Assessing large language models for acute heart failure classification and information extraction from French clinical notes.
Journal:
Computers in biology and medicine
Published Date:
Jun 19, 2025
Abstract
Understanding acute heart failure (AHF) remains a significant challenge, as many clinical details are recorded in unstructured text rather than structured data in electronic health records (EHRs). In this study, we explored the use of large language models (LLMs) to automatically identify AHF hospitalizations and extract accurate AHF-related clinical information from clinical notes. Based on clinical notes from the Nantes University Hospital in France, we used a general-purpose LLM, Qwen2-7B, and evaluated its performance against a French biomedical pretrained model, DrLongformer. We explored supervised fine-tuning and in-context learning techniques, such as few-shot and chain-of-thought prompting, and performed an ablation study to analyze the impact of data volume and annotation characteristics on model performance. Our results demonstrated that DrLongformer achieved superior performance in classifying AHF hospitalizations, with an F1 score of 0.878 compared to 0.80 for Qwen2-7B, and similarly outperformed in extracting most of the clinical information.

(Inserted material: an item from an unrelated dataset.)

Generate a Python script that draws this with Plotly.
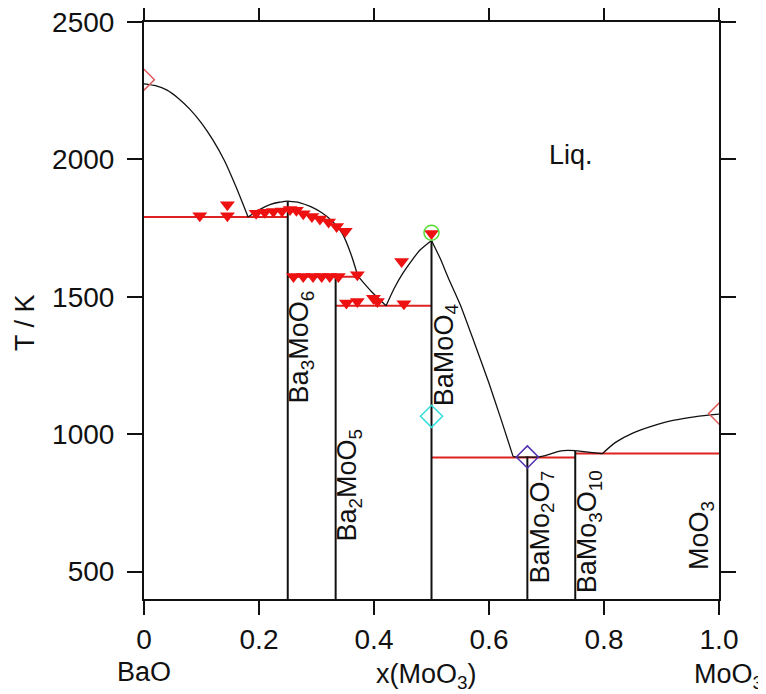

However, Qwen2-7B showed better performance in extracting quantitative outcomes when fine-tuned on the training set (typically weight and body mass index, for example). Our ablation study revealed that the number of clinical notes used in training is a significant factor influencing model performance, but improvements plateaued after 250 documents. Additionally, we observed that longer annotations negatively impact model training and downstream performance. The findings highlight the potential of small language models-which can be hosted on-premise in hospitals and integrated with EHRs-to improve real-world data collection and identify complex medical symptoms such as acute heart failure.